Work to be completed — Exactly as written, write out the lines below from the first to the one containing "import plotly.graph_objects as go", inclusive. Pictures do not belong in the copy.

Dataset content —
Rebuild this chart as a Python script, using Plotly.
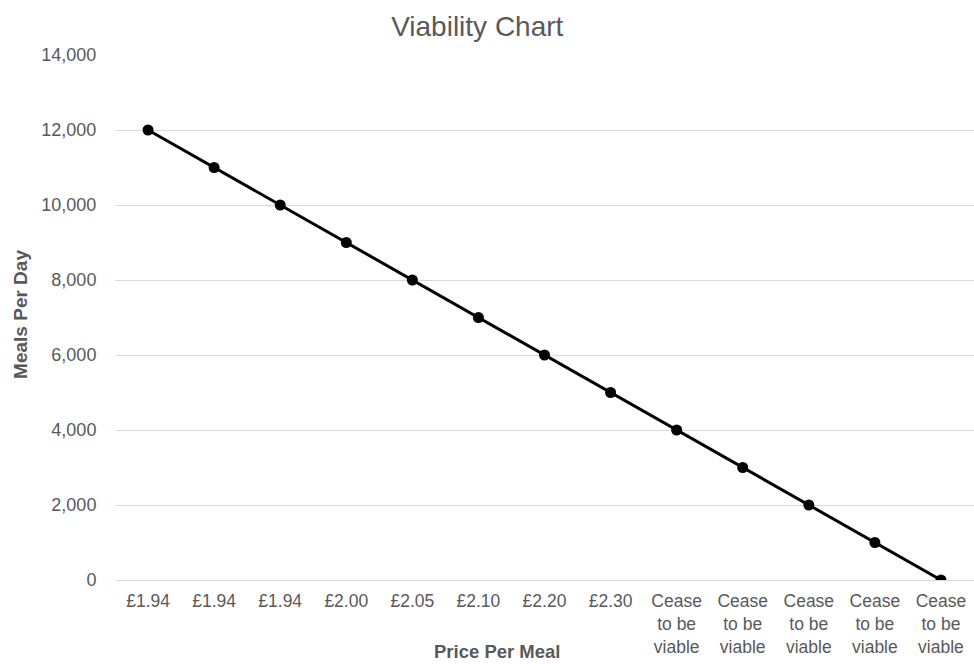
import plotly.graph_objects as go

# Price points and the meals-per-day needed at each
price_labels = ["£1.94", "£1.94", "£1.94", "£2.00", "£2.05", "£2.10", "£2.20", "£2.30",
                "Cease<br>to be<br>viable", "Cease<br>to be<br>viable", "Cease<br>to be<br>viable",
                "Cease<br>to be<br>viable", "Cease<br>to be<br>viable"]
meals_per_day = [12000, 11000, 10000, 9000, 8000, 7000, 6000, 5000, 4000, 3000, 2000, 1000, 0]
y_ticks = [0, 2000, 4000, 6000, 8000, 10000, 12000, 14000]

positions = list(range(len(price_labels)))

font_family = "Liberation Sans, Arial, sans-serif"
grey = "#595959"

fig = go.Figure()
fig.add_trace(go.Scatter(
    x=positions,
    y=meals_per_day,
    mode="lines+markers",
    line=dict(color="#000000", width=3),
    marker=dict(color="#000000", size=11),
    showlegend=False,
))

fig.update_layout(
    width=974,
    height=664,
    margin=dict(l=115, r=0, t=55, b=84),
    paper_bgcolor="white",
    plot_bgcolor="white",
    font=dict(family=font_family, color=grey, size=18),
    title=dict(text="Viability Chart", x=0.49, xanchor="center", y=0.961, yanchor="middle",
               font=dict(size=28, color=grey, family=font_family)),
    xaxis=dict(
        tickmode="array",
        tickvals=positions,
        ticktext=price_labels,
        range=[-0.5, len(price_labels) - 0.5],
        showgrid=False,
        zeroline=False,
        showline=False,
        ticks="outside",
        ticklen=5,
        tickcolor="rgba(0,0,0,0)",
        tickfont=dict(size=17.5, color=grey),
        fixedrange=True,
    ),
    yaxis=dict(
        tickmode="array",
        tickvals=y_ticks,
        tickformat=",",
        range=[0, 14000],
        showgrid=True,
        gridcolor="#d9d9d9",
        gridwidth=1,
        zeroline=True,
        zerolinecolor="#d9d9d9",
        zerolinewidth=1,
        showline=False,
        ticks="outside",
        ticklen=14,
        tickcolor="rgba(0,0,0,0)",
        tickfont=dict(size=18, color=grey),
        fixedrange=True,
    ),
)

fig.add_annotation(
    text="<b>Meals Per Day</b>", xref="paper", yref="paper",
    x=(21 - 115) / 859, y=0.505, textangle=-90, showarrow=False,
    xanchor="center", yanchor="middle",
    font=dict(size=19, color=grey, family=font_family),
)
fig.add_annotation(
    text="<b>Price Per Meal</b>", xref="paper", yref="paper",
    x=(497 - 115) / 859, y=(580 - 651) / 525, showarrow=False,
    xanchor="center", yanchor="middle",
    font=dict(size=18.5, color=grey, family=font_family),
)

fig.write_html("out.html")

Problem solution —
Rebuild this chart as a Python script, using Plotly.
import plotly.graph_objects as go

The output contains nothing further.